According to a recent meta-analysis published in the Journal of the European Academy of Dermatology and Venereology, milk consumption may be associated with an increased risk for acne.
Researchers conducted a meta-analysis of 13 observational studies (9 case-control, 4 cohort; n=71,819) identified through a literature search on Pubmed, Embase, Medline, and Cochrane Library databases.
The pooled results of all trials showed an increased risk for acne in milk consumers vs non-consumers (OR, 1.16; 95% CI, 1.09-1.24). A subgroup analysis of different milk forms showed that skim milk consumers (OR, 1.24; 95% CI,1.13-1.37) had a higher risk for acne vs low-fat consumers (OR, 1.14; 95% CI, 1.08-1.22) and full-fat consumers (OR, 1.13; 95% CI, 1.05-1.21). Higher milk intake was linked to an increased risk for acne vs medium milk intake (OR, 1.12; 95% CI, 1.01-1.24 vs OR, 1.08; 95% CI, 1.00-1.17). Milk intake was positively associated with moderate to severe acne risk (OR, 1.18; 95% CI, 1.01-1.37), but not with mild acne risk (OR, 1.14; 95% CI, 0.86-1.51).

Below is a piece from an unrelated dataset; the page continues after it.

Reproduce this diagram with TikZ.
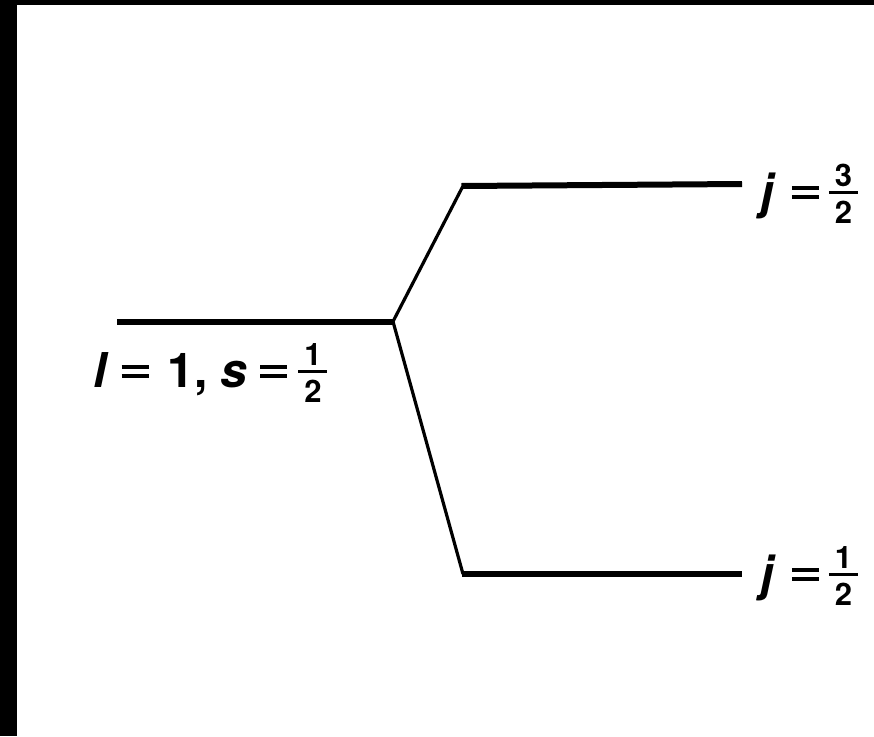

According to the authors, components of milk are known to target and influence rapamycin complex 1 (mTOCR1) signaling, which further promotes synthesis of gonadal hormones and androgen, enhances androgen bioactivity, and stimulates androgen receptor signaling which may have a role in the pathogenesis of acne. They call for further research to compare the effects of skim milk versus full-fat milk in activating mTORC1 signals and to explore the effect of milk processing, pasteurization, and microRNA bioavailability on acne pathogenesis.